Listed entries:
■ ■ ■ ■
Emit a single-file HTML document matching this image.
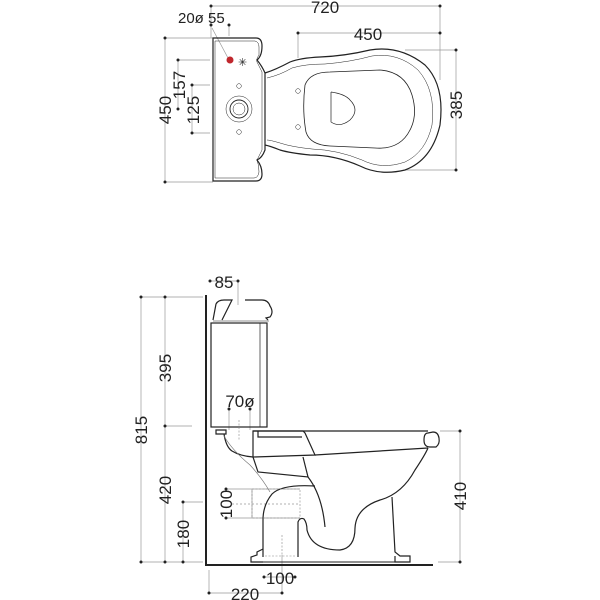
<!DOCTYPE html>
<html><head><meta charset="utf-8"><style>
html,body{margin:0;padding:0;background:#fff;}
svg{display:block;font-family:"Liberation Sans",sans-serif;}
</style></head><body>
<svg width="600" height="600" viewBox="0 0 600 600" xmlns="http://www.w3.org/2000/svg">
<g fill="#222" font-size="17">
<g stroke="#999" stroke-width="0.7" fill="none">
<line x1="211" y1="6" x2="440" y2="6"/>
<line x1="298" y1="33" x2="440" y2="33"/>
<line x1="440" y1="6" x2="440" y2="80"/>
<line x1="298" y1="33" x2="298" y2="58"/>
<line x1="456" y1="50" x2="456" y2="170"/>
<line x1="405" y1="50" x2="456" y2="50"/>
<line x1="405" y1="170" x2="456" y2="170"/>
<line x1="165" y1="38" x2="165" y2="182"/>
<line x1="165" y1="38" x2="213" y2="38"/>
<line x1="165" y1="182" x2="213" y2="182"/>
<line x1="178" y1="60" x2="178" y2="109"/>
<line x1="178" y1="60" x2="210" y2="60"/>
<line x1="192" y1="85" x2="192" y2="133"/>
<line x1="192" y1="85" x2="210" y2="85"/>
<line x1="192" y1="133" x2="210" y2="133"/>
<line x1="211" y1="6" x2="211" y2="38"/>
<line x1="212" y1="28" x2="228" y2="58"/>
<line x1="229" y1="25" x2="229" y2="36"/>
</g>
<g fill="#222">
<circle cx="211" cy="6" r="1.5"/><circle cx="440" cy="6" r="1.5"/>
<circle cx="298" cy="33" r="1.5"/><circle cx="440" cy="33" r="1.5"/>
<circle cx="456" cy="50" r="1.5"/><circle cx="456" cy="170" r="1.5"/>
<circle cx="165" cy="38" r="1.5"/><circle cx="165" cy="182" r="1.5"/>
<circle cx="178" cy="60" r="1.5"/><circle cx="178" cy="109" r="1.5"/>
<circle cx="192" cy="85" r="1.5"/><circle cx="192" cy="133" r="1.5"/>
<circle cx="211" cy="25" r="1.5"/><circle cx="229" cy="25" r="1.5"/>
</g>
<text x="325" y="13" text-anchor="middle">720</text>
<text x="368" y="40" text-anchor="middle">450</text>
<text x="178" y="23" font-size="15">20ø 55</text>
<text transform="translate(462,105) rotate(-90)" text-anchor="middle">385</text>
<text transform="translate(171,110) rotate(-90)" text-anchor="middle">450</text>
<text transform="translate(185,85) rotate(-90)" text-anchor="middle">157</text>
<text transform="translate(199,110) rotate(-90)" text-anchor="middle">125</text>
</g>
<g stroke="#222" stroke-width="1.2" fill="none">
<path d="M213 38 L256 38 Q262 38 262 46 Q262 56 257 60 Q262 66 265 73 L265 150 Q262 158 257 160 Q262 166 262 174 Q262 181 256 181 L213 181 Z"/>
<path d="M215 41 L255 41 Q259 42 259 47 L259 55 Q255 60 258 64 L262 72 L262 150 L257 160 Q259 165 259 172 Q258 178 254 178 L215 178 Z" stroke-width="0.5"/>
<path d="M265 73 Q275 70 290 62 Q300 58 320 57 Q345 56 370 50 Q400 45 425 65 Q445 85 440 125 Q432 160 405 170 Q380 176 360 166 Q335 155 310 155 Q290 153 280 150 Q270 146 265 145"/>
<path d="M267 78 Q280 75 292 68 Q305 64 325 64 Q350 62 372 56 Q398 52 418 70 Q436 90 432 125 Q426 152 405 162 Q382 170 362 160 Q338 150 312 149 Q292 147 280 143 Q270 140 267 140" stroke-width="0.5"/>
<path d="M305 85 Q310 72 330 72 L380 70 Q405 72 412 95 Q418 115 410 130 Q400 150 375 148 L330 146 Q310 145 306 132 Q302 110 305 85 Z" stroke-width="0.8"/>
<path d="M331 92 L331 122 Q340 128 350 120 Q360 110 350 100 Q345 94 331 92" stroke-width="0.7"/>
<circle cx="239" cy="109" r="13" stroke-width="0.5"/>
<circle cx="239" cy="109" r="9" stroke-width="0.9"/>
<circle cx="239" cy="109" r="6" stroke-width="0.5"/>
<circle cx="239" cy="86" r="2.3" stroke-width="0.5"/>
<circle cx="239" cy="132" r="2.3" stroke-width="0.5"/>
<circle cx="298" cy="91" r="2.3" stroke-width="0.5"/>
<circle cx="298" cy="127" r="2.3" stroke-width="0.5"/>
</g>
<circle cx="230" cy="60" r="3.5" fill="#c0272d"/>
<text x="238" y="66" font-size="11" fill="#222" font-family="DejaVu Sans">✳</text>

<g stroke="#999" stroke-width="0.7" fill="none">
<line x1="141" y1="297" x2="141" y2="562"/>
<line x1="141" y1="297" x2="203" y2="297"/>
<line x1="141" y1="562" x2="203" y2="562"/>
<line x1="165" y1="297" x2="165" y2="562"/>
<line x1="165" y1="426" x2="192" y2="426"/>
<line x1="183" y1="502" x2="183" y2="562"/>
<line x1="183" y1="502" x2="203" y2="502"/>
<line x1="460" y1="431" x2="460" y2="562"/>
<line x1="440" y1="431" x2="460" y2="431"/>
<line x1="438" y1="562" x2="460" y2="562"/>
<line x1="210" y1="281" x2="238" y2="281"/>
<line x1="238" y1="281" x2="238" y2="305"/>
<line x1="229" y1="409" x2="229" y2="430"/>
<line x1="250" y1="409" x2="250" y2="430"/>
<line x1="209" y1="570" x2="209" y2="593"/>
<line x1="209" y1="593" x2="282" y2="593"/>
<line x1="282" y1="555" x2="282" y2="593"/>
<line x1="264" y1="577" x2="295" y2="577"/>
<line x1="226" y1="489" x2="300" y2="489"/>
<line x1="226" y1="518" x2="300" y2="518"/>
<line x1="232" y1="504" x2="300" y2="504" stroke-dasharray="2 2"/>
<line x1="252" y1="489" x2="252" y2="518"/>
</g>
<g fill="#222">
<circle cx="141" cy="297" r="1.5"/><circle cx="141" cy="562" r="1.5"/>
<circle cx="165" cy="297" r="1.5"/><circle cx="165" cy="426" r="1.5"/><circle cx="165" cy="562" r="1.5"/>
<circle cx="183" cy="502" r="1.5"/><circle cx="183" cy="562" r="1.5"/>
<circle cx="460" cy="431" r="1.5"/><circle cx="460" cy="562" r="1.5"/>
<circle cx="210" cy="281" r="1.5"/><circle cx="238" cy="281" r="1.5"/>
<circle cx="229" cy="409" r="1.5"/><circle cx="250" cy="409" r="1.5"/>
<circle cx="264" cy="577" r="1.5"/><circle cx="295" cy="577" r="1.5"/>
<circle cx="209" cy="593" r="1.5"/><circle cx="282" cy="593" r="1.5"/>
<circle cx="226" cy="489" r="1.5"/><circle cx="226" cy="518" r="1.5"/>
</g>
<g fill="#222" font-size="17">
<text x="224" y="288" text-anchor="middle">85</text>
<text x="240" y="407" text-anchor="middle">70ø</text>
<text x="280" y="584" text-anchor="middle">100</text>
<text x="245" y="600" text-anchor="middle">220</text>
<text transform="translate(147,430) rotate(-90)" text-anchor="middle">815</text>
<text transform="translate(171,368) rotate(-90)" text-anchor="middle">395</text>
<text transform="translate(171,490) rotate(-90)" text-anchor="middle">420</text>
<text transform="translate(189,534) rotate(-90)" text-anchor="middle">180</text>
<text transform="translate(466,496) rotate(-90)" text-anchor="middle">410</text>
<text transform="translate(232,504) rotate(-90)" text-anchor="middle">100</text>
</g>
<g stroke="#222" stroke-width="1.2" fill="none">
<path d="M206 295 L206 565 L433 565" stroke-width="2"/>
<path d="M213 320 L216 304 Q218 300 224 300 L232 300 L222 320"/>
<path d="M245 300 L262 300 Q268 300 270 306 Q274 312 270 317 L266 318 L268 320"/>
<line x1="213" y1="321" x2="269" y2="321" stroke-width="0.6"/>
<rect x="211" y="323" width="56" height="104"/>
<line x1="260" y1="323" x2="260" y2="427" stroke-width="0.7"/>
<path d="M216 430 L226 430 L226 434 L216 434 Z"/>
<path d="M253 431 L428 431"/>
<path d="M253 431 L303 431 L305 433 L315 455 L253 457 Z"/>
<path d="M258 431 L258 437 L302 437"/>
<path d="M315 455 L428 448"/>
<path d="M428 433 Q424 433 424 440 Q424 447 430 447 L436 447 Q440 444 439 438 Q438 432 433 432 Z"/>
<path d="M224 434 Q226 447 232 451 Q240 456 253 457"/>
<path d="M224 436 Q232 450 250 465 Q262 478 270 492" stroke="#777" stroke-width="0.7"/>
<path d="M253 457 L258 472 L308 477 L303 457"/>
<path d="M308 477 Q322 495 325 527"/>
<path d="M315 486 Q282 484 272 494 Q263 505 263 520 L263 557"/>
<path d="M298 557 L298 522 Q300 517 304 519 Q307 523 307 530 Q312 550 340 550 Q355 548 355 528 Q356 508 380 500 Q402 494 415 470 Q425 455 428 448"/>
<path d="M392 497 L395 552 L400 556 L410 556 L410 562 L395 562 L395 556"/>
<path d="M263 549 L257 552 L257 555 L251 557 L251 562 L263 562"/>
<line x1="251" y1="562" x2="410" y2="562" stroke-width="0.9"/>
</g>
<g stroke="#888" stroke-width="0.6" fill="none" stroke-dasharray="2 1.5">
<rect x="252" y="489" width="48" height="29"/>
<line x1="265" y1="556" x2="295" y2="556"/>
<line x1="282" y1="535" x2="282" y2="556"/>
<line x1="239" y1="420" x2="239" y2="440"/>
</g>
</svg>
</body></html>
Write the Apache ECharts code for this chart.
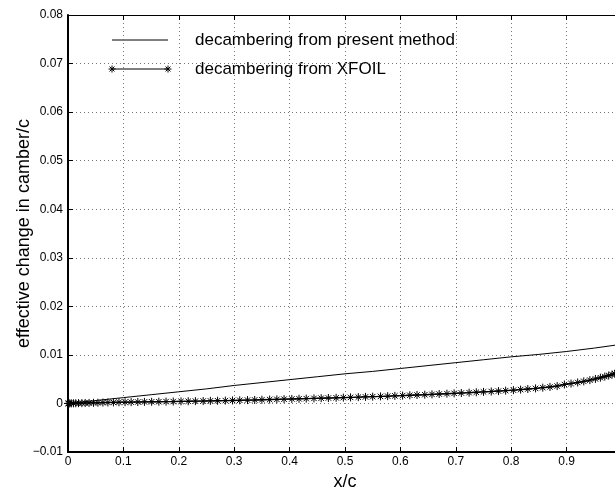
<!DOCTYPE html>
<html>
<head>
<meta charset="utf-8">
<script src="https://cdn.jsdelivr.net/npm/echarts@6/dist/echarts.min.js"></script>
<style>
html,body{margin:0;padding:0;background:#fff;}
#chart{width:615px;height:491px;}
</style>
</head>
<body>
<div id="chart"></div>
<script>
// ---- data ----
var presentX = [0, 0.05, 0.1, 0.15, 0.2, 0.25, 0.3, 0.35, 0.4, 0.45, 0.5, 0.55, 0.6, 0.65, 0.7, 0.75, 0.8, 0.85, 0.9, 0.95, 1.0];
var presentY = [0, 0.0006, 0.0012, 0.0018, 0.0024, 0.0030, 0.0037, 0.0043, 0.0049, 0.0055, 0.0061, 0.0066, 0.0072, 0.0078, 0.0084, 0.0090, 0.0096, 0.0101, 0.0107, 0.0114, 0.0122];

var xfoilX = [0, 0.001, 0.003, 0.006, 0.01, 0.014, 0.019, 0.025, 0.031, 0.038, 0.046, 0.054, 0.063, 0.072, 0.082, 0.092,
  0.103, 0.114, 0.126, 0.138, 0.151, 0.164, 0.177, 0.190, 0.204, 0.217, 0.230, 0.244, 0.257, 0.270, 0.284, 0.297,
  0.310, 0.324, 0.337, 0.350, 0.364, 0.377, 0.390, 0.404, 0.417, 0.430, 0.444, 0.457, 0.470, 0.484, 0.497, 0.510,
  0.524, 0.537, 0.550, 0.564, 0.577, 0.590, 0.604, 0.617, 0.630, 0.644, 0.657, 0.670, 0.684, 0.697, 0.710, 0.724,
  0.737, 0.750, 0.764, 0.777, 0.790, 0.804, 0.817, 0.830, 0.844, 0.857, 0.870, 0.883, 0.896, 0.908, 0.920, 0.931,
  0.942, 0.952, 0.961, 0.969, 0.976, 0.982, 0.987, 0.991, 0.995, 1.0];
var xfoilY = [0, 0, 0.00001, 0.00002, 0.00003, 0.00004, 0.00006, 0.00007, 0.00009, 0.00011, 0.00013, 0.00015, 0.00018, 0.0002, 0.00022, 0.00024,
  0.00026, 0.00028, 0.0003, 0.00032, 0.00034, 0.00036, 0.00038, 0.0004, 0.00043, 0.00045, 0.00048, 0.0005, 0.00053, 0.00056, 0.00059, 0.00062,
  0.00065, 0.00069, 0.00072, 0.00076, 0.0008, 0.00084, 0.00088, 0.00092, 0.00096, 0.001, 0.00104, 0.00108, 0.00112, 0.00116, 0.0012, 0.00125,
  0.0013, 0.00135, 0.0014, 0.00145, 0.0015, 0.00156, 0.00162, 0.00168, 0.00174, 0.0018, 0.00187, 0.00194, 0.00201, 0.00208, 0.00215, 0.00222,
  0.0023, 0.00238, 0.00246, 0.00255, 0.00264, 0.00274, 0.00285, 0.00297, 0.0031, 0.00325, 0.0034, 0.00358, 0.0039, 0.0041, 0.00432, 0.00455,
  0.0048, 0.00505, 0.0053, 0.00553, 0.00575, 0.00595, 0.00612, 0.00628, 0.00643, 0.0066];

var legendLabels = ['decambering from present method', 'decambering from XFOIL'];
var xAxisTitle = 'x/c';
var yAxisTitle = 'effective change in camber/c';

// ---- build ----
function zip(a, b) { return a.map(function (v, i) { return [v, b[i]]; }); }
var FONT = "'Liberation Sans', Arial, Helvetica, sans-serif";
var starPath = 'path://M5,0L5,10M0,5L10,5M1.6,1.6L8.4,8.4M1.6,8.4L8.4,1.6';
function starLines(cx, cy, r) {
  var d = r * 0.7;
  var segs = [[cx, cy - r, cx, cy + r], [cx - r, cy, cx + r, cy], [cx - d, cy - d, cx + d, cy + d], [cx - d, cy + d, cx + d, cy - d]];
  return segs.map(function (s) {
    return { type: 'line', shape: { x1: s[0], y1: s[1], x2: s[2], y2: s[3] }, style: { stroke: '#000', lineWidth: 1 } };
  });
}

var chart = echarts.init(document.getElementById('chart'), null, { renderer: 'canvas' });
var gridLine = { show: true, lineStyle: { color: '#777', type: [1, 3], width: 1 } };

var graphics = [
  { type: 'line', shape: { x1: 112, y1: 40, x2: 168, y2: 40 }, style: { stroke: '#000', lineWidth: 1 } },
  { type: 'text', x: 195, y: 40, style: { text: legendLabels[0], font: '17px ' + FONT, fill: '#000', verticalAlign: 'middle', align: 'left' } },
  { type: 'line', shape: { x1: 112, y1: 69, x2: 168, y2: 69 }, style: { stroke: '#000', lineWidth: 1.2 } },
  { type: 'text', x: 195, y: 69, style: { text: legendLabels[1], font: '17px ' + FONT, fill: '#000', verticalAlign: 'middle', align: 'left' } }
].concat(starLines(112, 69, 3.5)).concat(starLines(168, 69, 3.5));

var option = {
  animation: false,
  backgroundColor: '#fff',
  textStyle: { fontFamily: FONT },
  grid: { left: 68, top: 15, right: -7, bottom: 39, containLabel: false, outerBoundsMode: 'none' },
  xAxis: [{
    type: 'value', min: 0, max: 1, interval: 0.1, position: 'bottom',
    name: xAxisTitle, nameLocation: 'middle', nameGap: 17,
    nameTextStyle: { fontSize: 18, color: '#000', fontFamily: FONT },
    axisLine: { show: true, onZero: false, lineStyle: { color: '#000', width: 2 } },
    axisTick: { show: true, inside: true, length: 5, lineStyle: { color: '#000' } },
    axisLabel: { color: '#000', fontSize: 12, margin: 4, fontFamily: FONT, showMaxLabel: false,
      formatter: function (v) { if (v === 0) return '0'; if (v >= 1) return ''; return (Math.round(v * 10) / 10).toFixed(1); } },
    splitLine: gridLine
  }, {
    type: 'value', min: 0, max: 1, interval: 0.1, position: 'top',
    axisLine: { show: true, onZero: false, lineStyle: { color: '#000', width: 1 } },
    axisTick: { show: true, inside: true, length: 5, lineStyle: { color: '#000' } },
    axisLabel: { show: false }, splitLine: { show: false }
  }],
  yAxis: [{
    type: 'value', min: -0.01, max: 0.08, interval: 0.01, position: 'left',
    name: yAxisTitle, nameLocation: 'middle', nameGap: 35, nameRotate: 90, nameMoveOverlap: false,
    nameTextStyle: { fontSize: 18, color: '#000', fontFamily: FONT },
    axisLine: { show: true, onZero: false, lineStyle: { color: '#000', width: 2 } },
    axisTick: { show: true, inside: true, length: 5, lineStyle: { color: '#000' } },
    axisLabel: { color: '#000', fontSize: 12, margin: 5, fontFamily: FONT,
      formatter: function (v) {
        var r = Math.round(v * 100) / 100;
        if (r === 0) return '0';
        if (r < 0) return '\u2212' + Math.abs(r).toFixed(2);
        return r.toFixed(2);
      } },
    splitLine: gridLine
  }, {
    type: 'value', min: -0.01, max: 0.08, interval: 0.01, position: 'right',
    axisLine: { show: true, onZero: false, lineStyle: { color: '#000', width: 1 } },
    axisTick: { show: true, inside: true, length: 5, lineStyle: { color: '#000' } },
    axisLabel: { show: false }, splitLine: { show: false }
  }],
  series: [{
    name: legendLabels[0], type: 'line', xAxisIndex: 0, yAxisIndex: 0,
    data: zip(presentX, presentY), showSymbol: false, symbol: 'none',
    lineStyle: { color: '#000', width: 1 }, z: 3
  }, {
    name: legendLabels[1], type: 'line', xAxisIndex: 0, yAxisIndex: 0,
    data: zip(xfoilX, xfoilY), symbol: starPath, symbolSize: 8, showAllSymbol: true,
    lineStyle: { color: '#000', width: 1.4 },
    itemStyle: { color: '#000', borderColor: '#000', borderWidth: 1 }, z: 4
  }],
  graphic: graphics
};
chart.setOption(option);
</script>
</body>
</html>
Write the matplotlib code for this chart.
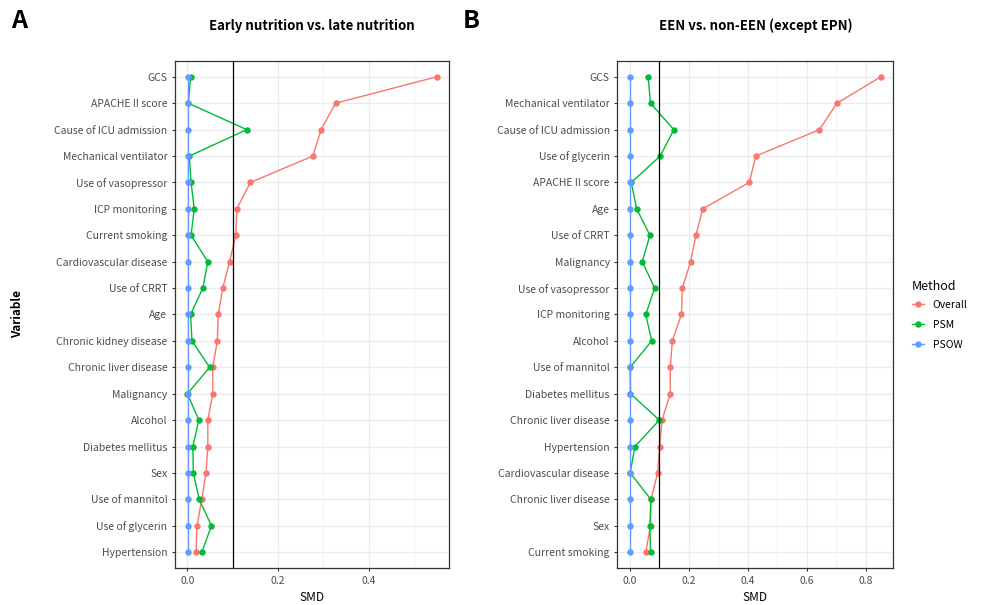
■ ■ ■ ■
Instructions for the task: Search the data for "code". Copy every line that has it.

The answer:
Write the Apache ECharts code for this chart.
Write the matplotlib code for this chart.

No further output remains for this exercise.